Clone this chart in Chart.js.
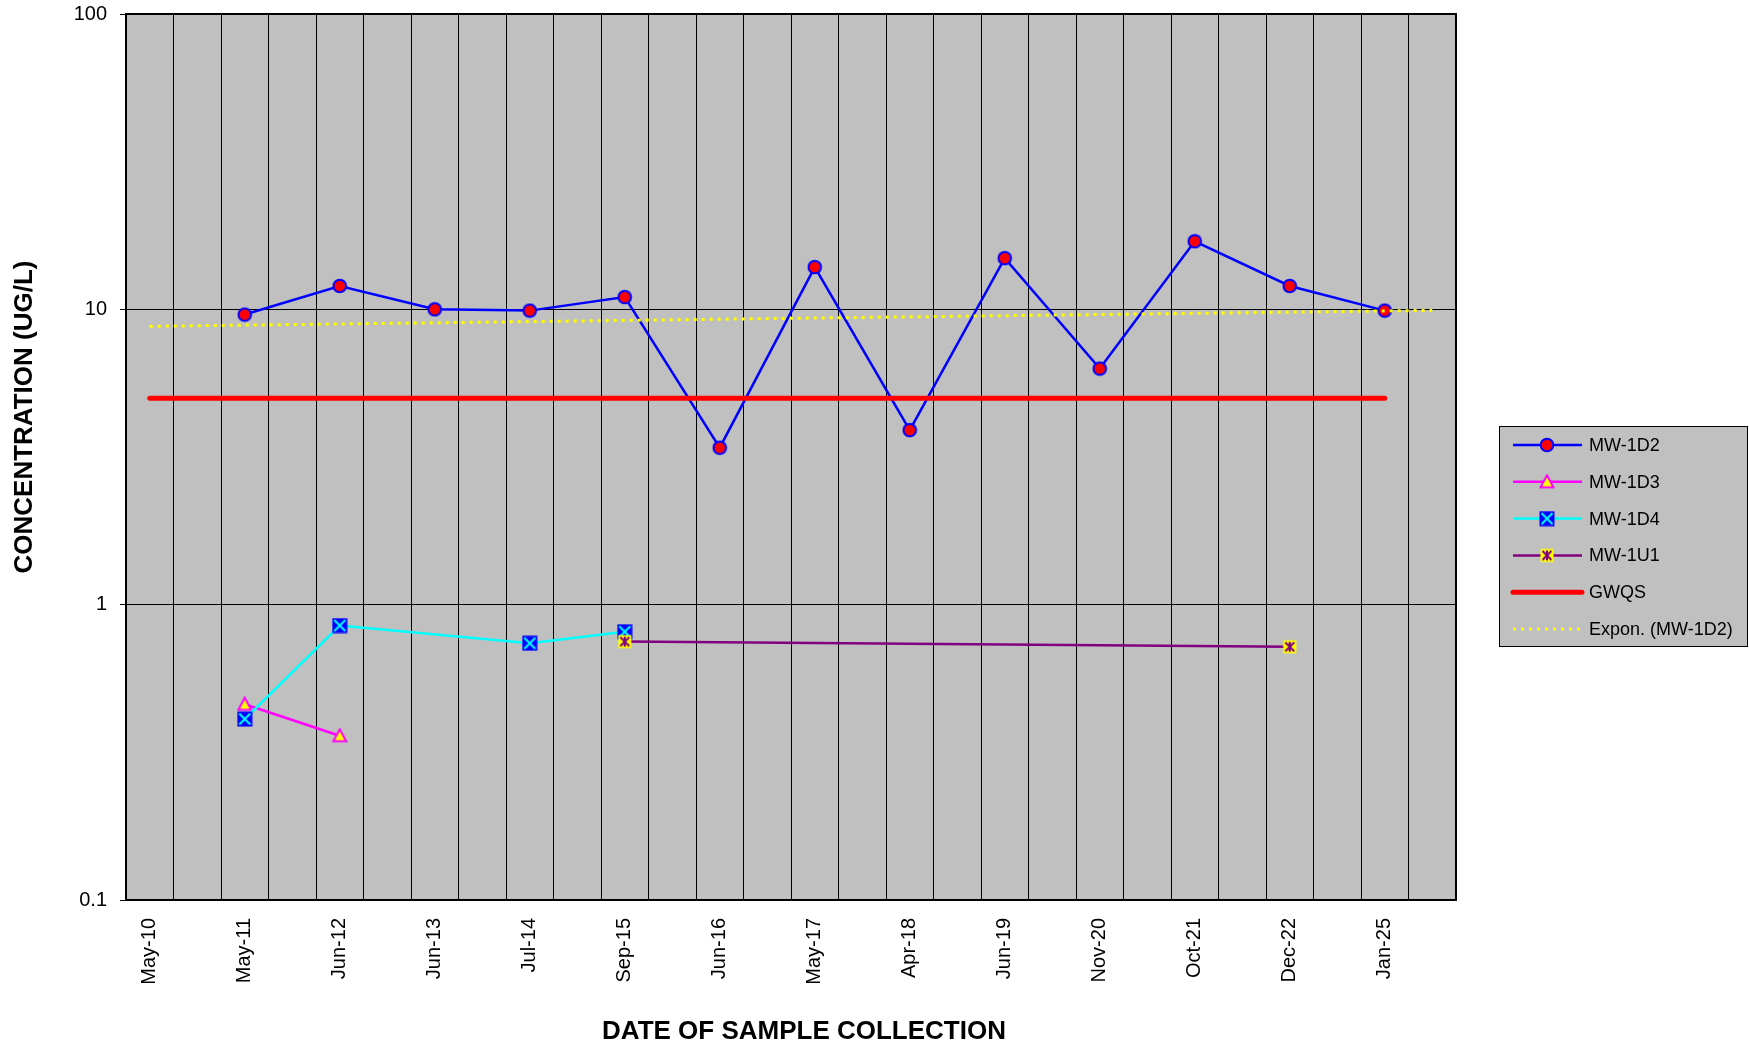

○ ○ ○ ○

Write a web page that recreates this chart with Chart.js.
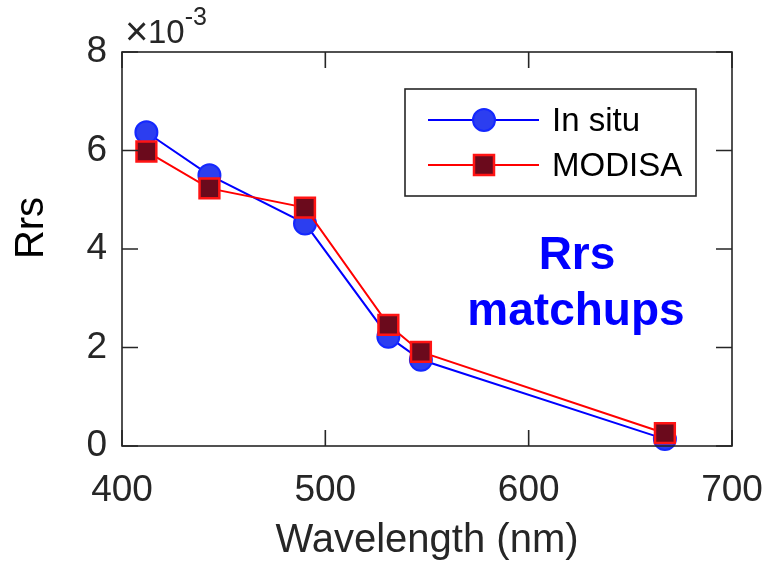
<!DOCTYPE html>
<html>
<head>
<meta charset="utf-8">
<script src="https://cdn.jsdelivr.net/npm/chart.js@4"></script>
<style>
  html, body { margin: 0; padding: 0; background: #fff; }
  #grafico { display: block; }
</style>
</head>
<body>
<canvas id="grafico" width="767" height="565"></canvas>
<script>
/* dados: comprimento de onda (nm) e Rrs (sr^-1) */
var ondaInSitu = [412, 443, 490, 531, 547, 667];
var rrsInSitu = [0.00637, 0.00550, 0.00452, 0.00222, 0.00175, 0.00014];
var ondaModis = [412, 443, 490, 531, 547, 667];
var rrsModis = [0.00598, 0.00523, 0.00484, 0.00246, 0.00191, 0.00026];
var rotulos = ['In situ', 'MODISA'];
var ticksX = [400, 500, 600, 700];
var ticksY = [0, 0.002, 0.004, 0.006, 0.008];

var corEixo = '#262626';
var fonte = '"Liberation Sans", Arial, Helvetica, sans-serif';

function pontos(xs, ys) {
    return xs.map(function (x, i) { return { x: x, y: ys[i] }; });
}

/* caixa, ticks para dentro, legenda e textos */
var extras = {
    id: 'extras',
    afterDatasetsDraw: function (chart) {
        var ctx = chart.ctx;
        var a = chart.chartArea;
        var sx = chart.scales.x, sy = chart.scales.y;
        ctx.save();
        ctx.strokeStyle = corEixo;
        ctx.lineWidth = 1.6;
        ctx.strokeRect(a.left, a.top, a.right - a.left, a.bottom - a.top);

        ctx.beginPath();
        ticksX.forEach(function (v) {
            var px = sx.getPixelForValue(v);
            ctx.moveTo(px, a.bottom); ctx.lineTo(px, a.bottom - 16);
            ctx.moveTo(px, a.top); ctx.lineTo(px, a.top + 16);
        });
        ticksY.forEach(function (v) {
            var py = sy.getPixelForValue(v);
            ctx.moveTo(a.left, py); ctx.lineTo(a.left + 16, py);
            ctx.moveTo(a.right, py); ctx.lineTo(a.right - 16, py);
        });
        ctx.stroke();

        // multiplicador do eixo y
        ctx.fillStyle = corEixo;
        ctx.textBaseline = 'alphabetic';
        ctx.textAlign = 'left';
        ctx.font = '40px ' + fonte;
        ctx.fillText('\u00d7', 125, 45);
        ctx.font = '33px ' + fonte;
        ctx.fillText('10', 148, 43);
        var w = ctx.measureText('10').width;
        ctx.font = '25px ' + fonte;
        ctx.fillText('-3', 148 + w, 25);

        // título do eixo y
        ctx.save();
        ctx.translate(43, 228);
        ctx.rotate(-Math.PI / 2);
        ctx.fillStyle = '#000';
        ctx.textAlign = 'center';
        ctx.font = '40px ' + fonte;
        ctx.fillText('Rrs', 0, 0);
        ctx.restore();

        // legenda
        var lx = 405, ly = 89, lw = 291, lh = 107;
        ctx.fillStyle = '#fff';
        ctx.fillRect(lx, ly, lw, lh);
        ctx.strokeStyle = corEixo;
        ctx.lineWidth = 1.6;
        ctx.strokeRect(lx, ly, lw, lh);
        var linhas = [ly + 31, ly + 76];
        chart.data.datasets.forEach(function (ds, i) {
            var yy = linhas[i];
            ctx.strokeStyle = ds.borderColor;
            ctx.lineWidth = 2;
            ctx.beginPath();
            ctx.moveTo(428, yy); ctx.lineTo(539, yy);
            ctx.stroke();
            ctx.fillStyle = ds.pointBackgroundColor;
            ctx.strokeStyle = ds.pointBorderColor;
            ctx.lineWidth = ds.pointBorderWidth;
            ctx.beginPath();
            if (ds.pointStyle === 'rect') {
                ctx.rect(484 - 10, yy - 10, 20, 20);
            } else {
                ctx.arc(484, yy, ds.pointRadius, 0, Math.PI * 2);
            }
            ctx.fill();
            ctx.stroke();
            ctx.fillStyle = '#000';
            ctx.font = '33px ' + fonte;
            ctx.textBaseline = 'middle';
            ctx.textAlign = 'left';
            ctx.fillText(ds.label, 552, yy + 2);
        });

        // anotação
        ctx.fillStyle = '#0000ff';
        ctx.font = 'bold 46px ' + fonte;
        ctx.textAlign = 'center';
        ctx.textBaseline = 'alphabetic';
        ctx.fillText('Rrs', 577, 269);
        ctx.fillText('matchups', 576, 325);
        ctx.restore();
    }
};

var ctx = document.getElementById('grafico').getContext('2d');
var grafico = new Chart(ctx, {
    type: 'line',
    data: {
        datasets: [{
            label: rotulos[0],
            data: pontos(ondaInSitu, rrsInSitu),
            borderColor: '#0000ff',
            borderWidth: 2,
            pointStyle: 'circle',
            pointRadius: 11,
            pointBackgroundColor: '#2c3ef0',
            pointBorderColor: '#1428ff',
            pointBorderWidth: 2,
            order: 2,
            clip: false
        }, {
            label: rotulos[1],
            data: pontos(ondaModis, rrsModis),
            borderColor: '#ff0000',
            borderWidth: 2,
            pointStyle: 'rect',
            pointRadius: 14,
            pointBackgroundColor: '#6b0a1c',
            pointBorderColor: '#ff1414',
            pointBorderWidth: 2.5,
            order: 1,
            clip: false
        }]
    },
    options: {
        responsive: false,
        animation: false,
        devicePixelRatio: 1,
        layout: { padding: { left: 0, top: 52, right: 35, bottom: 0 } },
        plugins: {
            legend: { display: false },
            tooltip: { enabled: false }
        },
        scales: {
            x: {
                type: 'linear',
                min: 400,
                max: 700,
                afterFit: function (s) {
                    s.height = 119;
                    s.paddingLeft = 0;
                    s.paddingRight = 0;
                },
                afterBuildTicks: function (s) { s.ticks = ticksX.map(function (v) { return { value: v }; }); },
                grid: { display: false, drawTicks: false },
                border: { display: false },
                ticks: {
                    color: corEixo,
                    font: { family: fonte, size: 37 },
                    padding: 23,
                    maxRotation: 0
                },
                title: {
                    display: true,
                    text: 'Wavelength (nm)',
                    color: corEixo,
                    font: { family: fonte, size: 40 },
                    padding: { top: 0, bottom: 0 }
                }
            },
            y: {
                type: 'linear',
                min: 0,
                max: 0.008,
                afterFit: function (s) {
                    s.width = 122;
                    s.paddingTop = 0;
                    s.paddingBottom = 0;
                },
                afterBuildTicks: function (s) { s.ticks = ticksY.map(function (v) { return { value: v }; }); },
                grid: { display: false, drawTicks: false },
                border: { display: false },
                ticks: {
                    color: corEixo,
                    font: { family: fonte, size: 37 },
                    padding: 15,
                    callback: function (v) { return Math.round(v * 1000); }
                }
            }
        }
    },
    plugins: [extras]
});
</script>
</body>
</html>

○ ○ ○ ○

Copy each line above that contains the string "this".

» RESULT OF THE TASK
Clone this chart in Chart.js.
Write a web page that recreates this chart with Chart.js.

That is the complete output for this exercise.